We present a new method to extract cosmological constraints from weak lensing ( WL ) peak counts , which we denote as ‘ the hierarchical algorithm ’ .
The idea of this method is to combine information from WL maps sequentially smoothed with a series of filters of different size , from the largest down to the smallest , thus increasing the cosmological sensitivity of the resulting peak function .
We compare the cosmological constraints resulting from the peak abundance measured in this way and the abundance obtained by using a filter of fixed size , which is the standard practice in WL peak studies .
For this purpose , we employ a large set of WL maps generated by ray-tracing through N -body simulations , and the Fisher matrix formalism .
We find that if low- { \mathcal { S } } / { \mathcal { N } } peaks are included in the analysis ( { \mathcal { S } } / { \mathcal { N } } \sim 3 ) , the hierarchical method yields constraints significantly better than the single-sized filtering .
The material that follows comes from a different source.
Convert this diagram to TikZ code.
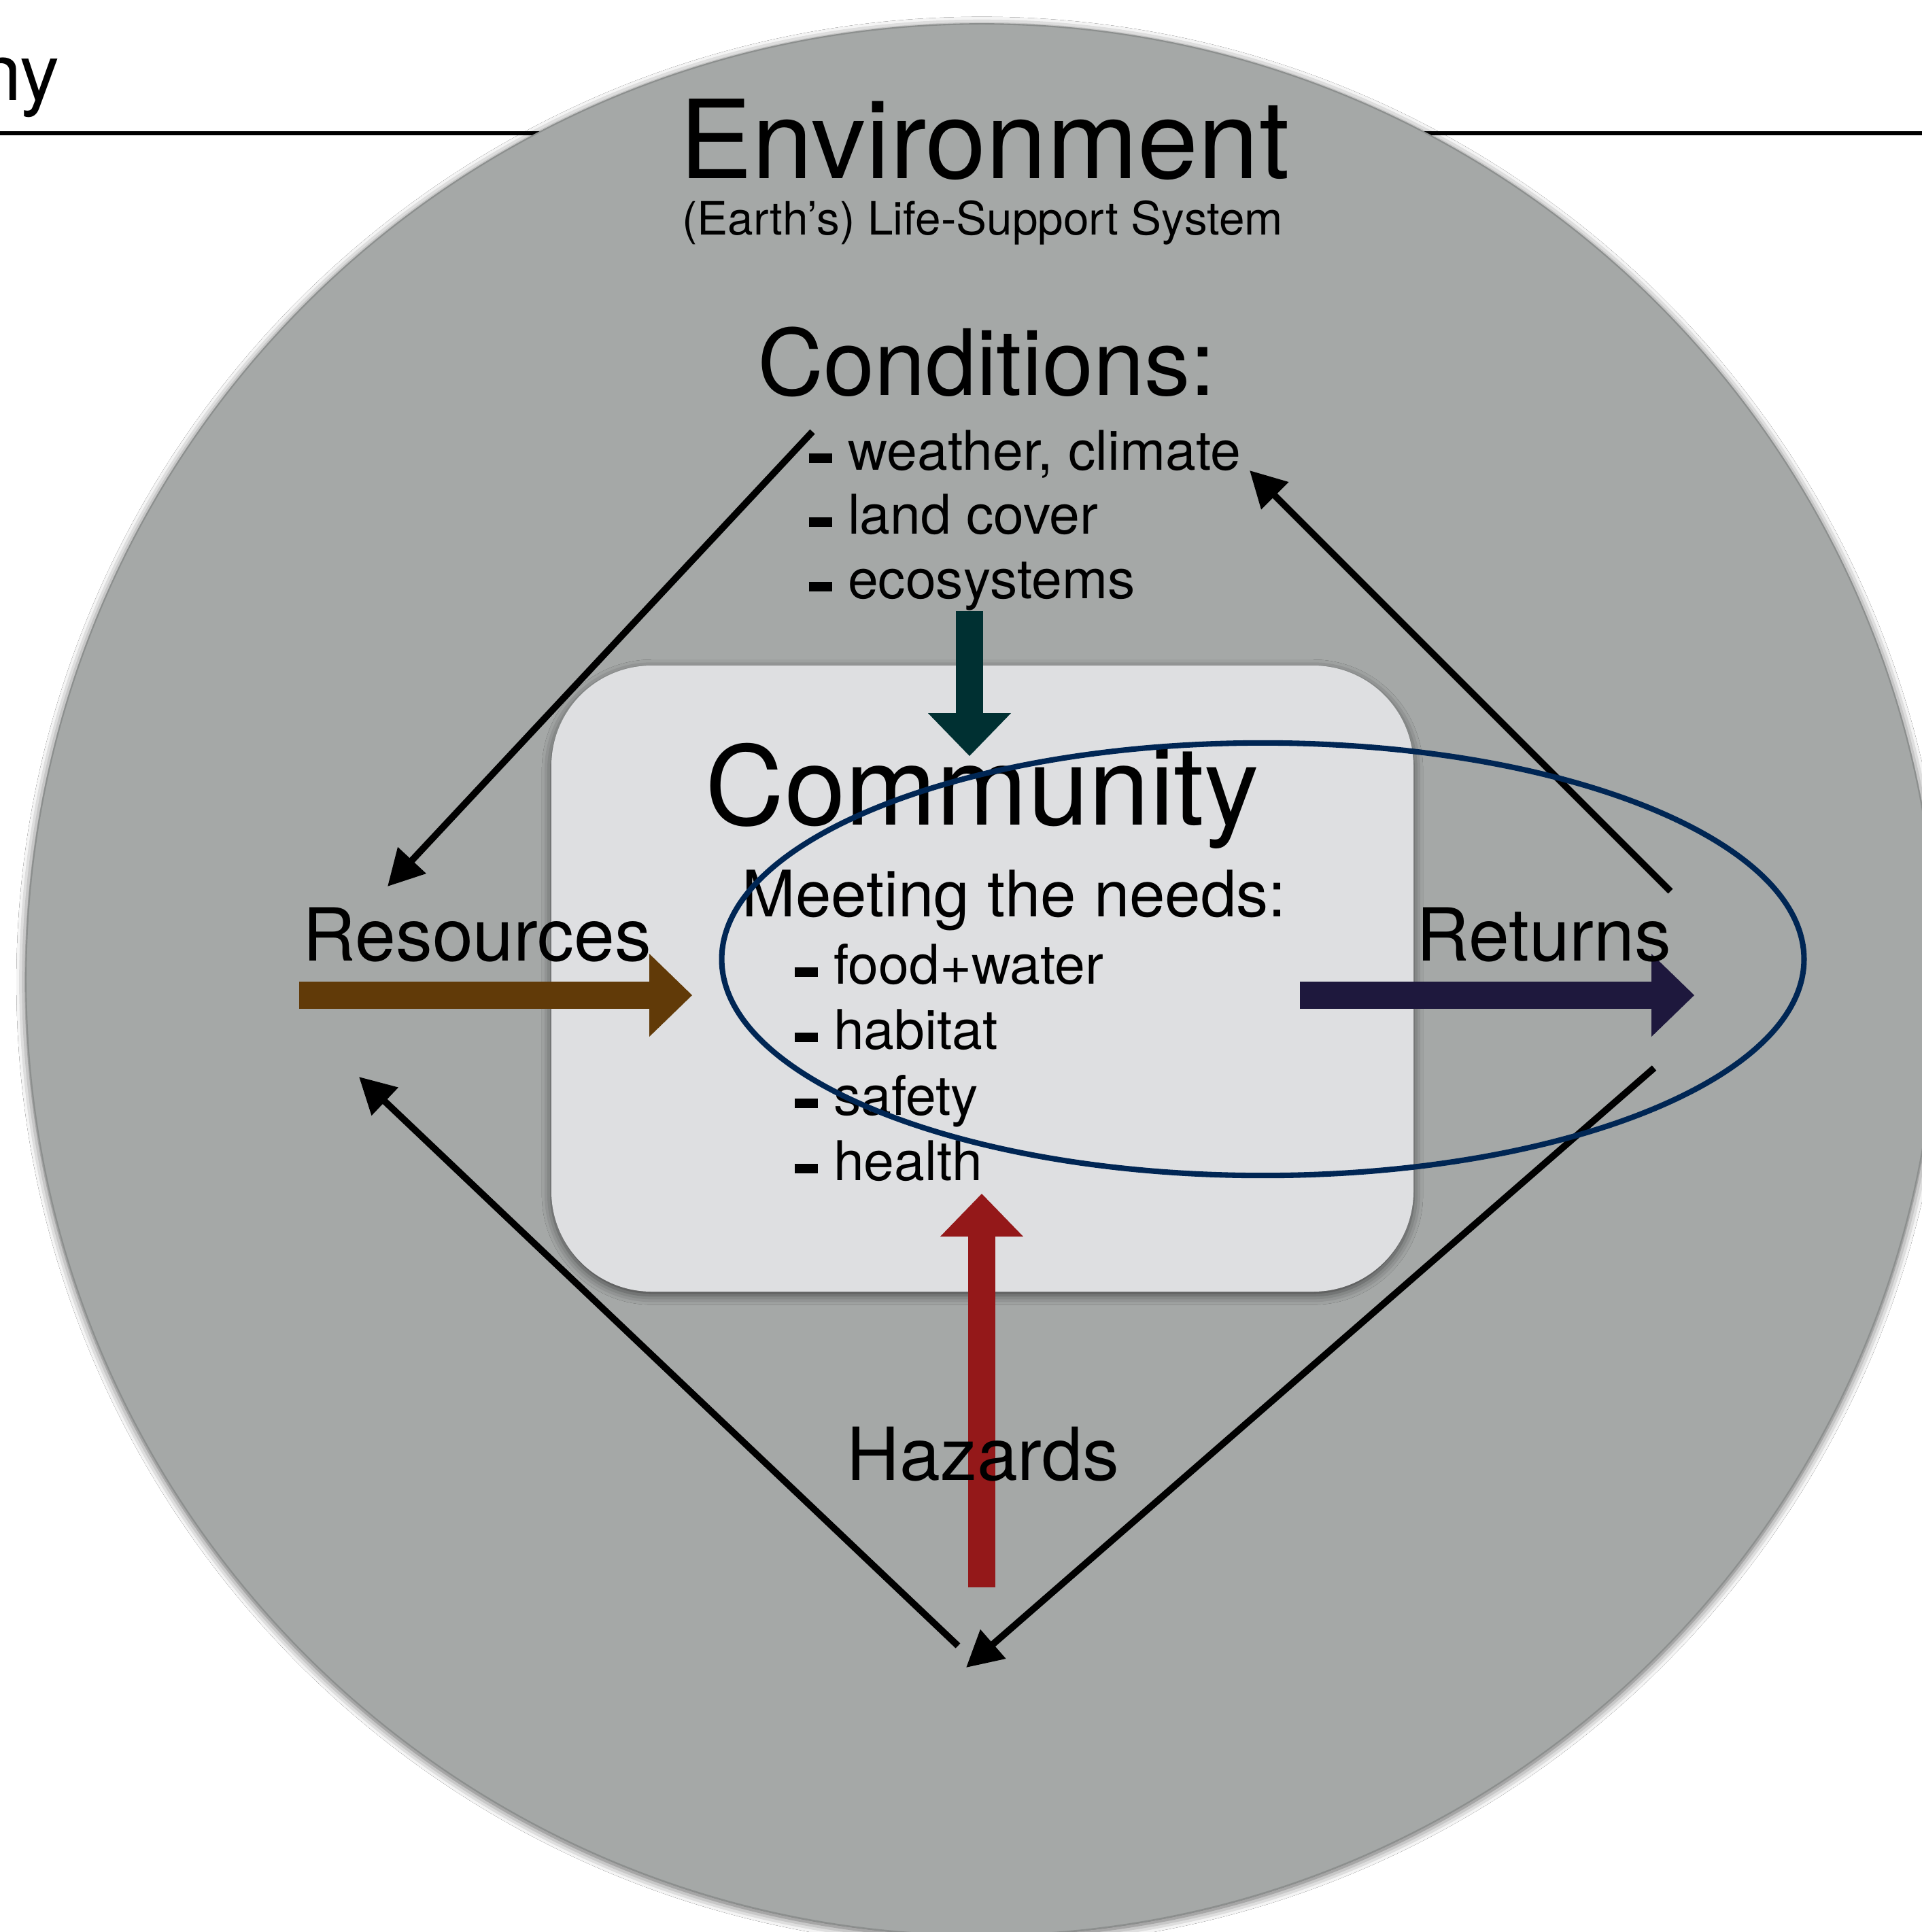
\documentclass[tikz,border=0pt]{standalone}
\usepackage{fontspec}
\setmainfont{TeX Gyre Heros}
\usetikzlibrary{arrows.meta,shadows.blur}

\definecolor{envgray}{RGB}{165,168,167}
\definecolor{envedge}{RGB}{140,143,142}
\definecolor{commgray}{RGB}{222,223,225}
\definecolor{resbrown}{RGB}{97,58,8}
\definecolor{condteal}{RGB}{0,48,50}
\definecolor{retnavy}{RGB}{30,24,61}
\definecolor{hazred}{RGB}{148,24,25}
\definecolor{loopblue}{RGB}{0,38,84}

\newcommand{\listdash}{\rule[2.85pt]{9.7pt}{4pt}\hspace{6.6pt}}

\begin{document}
\begin{tikzpicture}[x=0.01cm,y=-0.01cm,
        txt/.style={inner sep=0pt,anchor=base},
        list item/.style={inner sep=0pt,anchor=base west,font=\fontsize{22.9}{27}\selectfont},
        side label/.style={txt,font=\fontsize{30.6}{36}\selectfont},
        cycle arrow/.style={line width=2.8pt,-{Triangle[length=15pt,width=15.5pt,fill=black]}},
        fat arrow/.style={line width=11.2pt,-{Triangle[line width=0pt,length=17.9pt,width=34.7pt]}}]
        \useasboundingbox (0,0) rectangle (2827,2842);
        \fill[white] (0,0) rectangle (2827,2842);
        %header
        \draw[line width=1.6pt] (0,196) -- (2827,196);
        \node[txt,anchor=base east,font=\fontsize{33}{40}\selectfont] (ny) at (88,147) {ny};
        %environment and community
        \filldraw[fill=envgray,draw=envedge,line width=0.6pt,blur shadow={shadow xshift=0pt,shadow yshift=-1pt,shadow blur radius=4pt,shadow opacity=70}]
            (1444,1441) circle[radius=14.05cm];
        \fill[commgray,rounded corners=42pt,blur shadow={shadow xshift=0pt,shadow yshift=-1.5pt,shadow blur radius=4pt,shadow opacity=60}]
            (811,979) rectangle (2079,1900);
        %arrow ends
        \coordinate (cond in) at (1426,899);
        \coordinate (comm top) at (1426,1112);
        \coordinate (res in) at (440,1464);
        \coordinate (comm left) at (1018,1464);
        \coordinate (comm right) at (1912,1464);
        \coordinate (ret out) at (2492,1464);
        \coordinate (haz in) at (1444,2335);
        \coordinate (comm bottom) at (1444,1756);
        \coordinate (cond out) at (1195,635);
        \coordinate (res top) at (570,1304);
        \coordinate (ret top) at (2457,1311);
        \coordinate (cond right) at (1838,692);
        \coordinate (ret bottom) at (2433,1571);
        \coordinate (haz bottom) at (1421,2453);
        \coordinate (haz left) at (1409,2421);
        \coordinate (res bottom) at (528,1584);
        %fat arrows
        \draw[fat arrow,condteal] (cond in) -- (comm top);
        \draw[fat arrow,resbrown] (res in) -- (comm left);
        \draw[fat arrow,retnavy] (comm right) -- (ret out);
        \draw[fat arrow,hazred] (haz in) -- (comm bottom);
        %texts
        \node[txt,font=\fontsize{45.6}{54}\selectfont] (env) at (1448,262) {Environment};
        \node[txt,font=\fontsize{19.2}{23}\selectfont] (lss) at (1445,345) {(Earth’s) Life-Support System};
        \node[txt,font=\fontsize{38.3}{46}\selectfont] (cond) at (1451,581) {Conditions:};
        \node[list item] (weather) at (1189,691) {\listdash weather, climate};
        \node[list item] (land) at (1189,785) {\listdash land cover};
        \node[list item] (eco) at (1189,880) {\listdash ecosystems};
        \node[txt,font=\fontsize{45.8}{54}\selectfont] (comm) at (1445,1213) {Community};
        \node[txt,font=\fontsize{26.8}{32}\selectfont] (needs) at (1492,1348) {Meeting the needs:};
        \node[list item] (food) at (1168,1447) {\listdash food+water};
        \node[list item] (habitat) at (1168,1543) {\listdash habitat};
        \node[list item] (safety) at (1168,1640) {\listdash safety};
        \node[list item] (health) at (1168,1736) {\listdash health};
        \node[side label] (res) at (702,1413) {Resources};
        \node[side label] (ret) at (2271,1413) {Returns};
        \node[side label] (haz) at (1446,2177) {Hazards};
        %cycle
        \draw[cycle arrow] (cond out) -- (res top);
        \draw[cycle arrow] (ret top) -- (cond right);
        \draw[cycle arrow] (ret bottom) -- (haz bottom);
        \draw[cycle arrow] (haz left) -- (res bottom);
        \draw[loopblue,line width=2.3pt] (1857.5,1411) ellipse[x radius=7.955cm,y radius=3.18cm];
\end{tikzpicture}
\end{document}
For a large future survey such as \mathit { Euclid } or \mathrm { LSST } , combined with information from a CMB experiment like \mathit { Planck } , the results for the hierarchical ( single-sized ) method are : \Delta { n _ { s } } = 0.0039 ( 0.004 ) ; \Delta { \Omega _ { m } } = 0.002 ( 0.0045 ) ; % \Delta { \sigma _ { 8 } } = 0.003 ( 0.006 ) ; \Delta w = 0.019 ( 0.0525 ) .
This forecast is conservative , as we assume no knowledge of the redshifts of the lenses , and consider a single broad bin for the redshifts of the sources .
If only peaks with { \mathcal { S } } / { \mathcal { N } } \geq 6 are considered , then there is little difference between the results of the two methods .
We also examine the statistical properties of the hierarchical peak function : Its covariance matrix has off-diagonal terms for bins with { \mathcal { S } } / { \mathcal { N } } \leq 6 and aperture mass of M < 3 \times 10 ^ { 14 } h ^ { -1 } M _ { \odot } , the higher bins being largely uncorrelated and therefore well described by a Poisson distribution .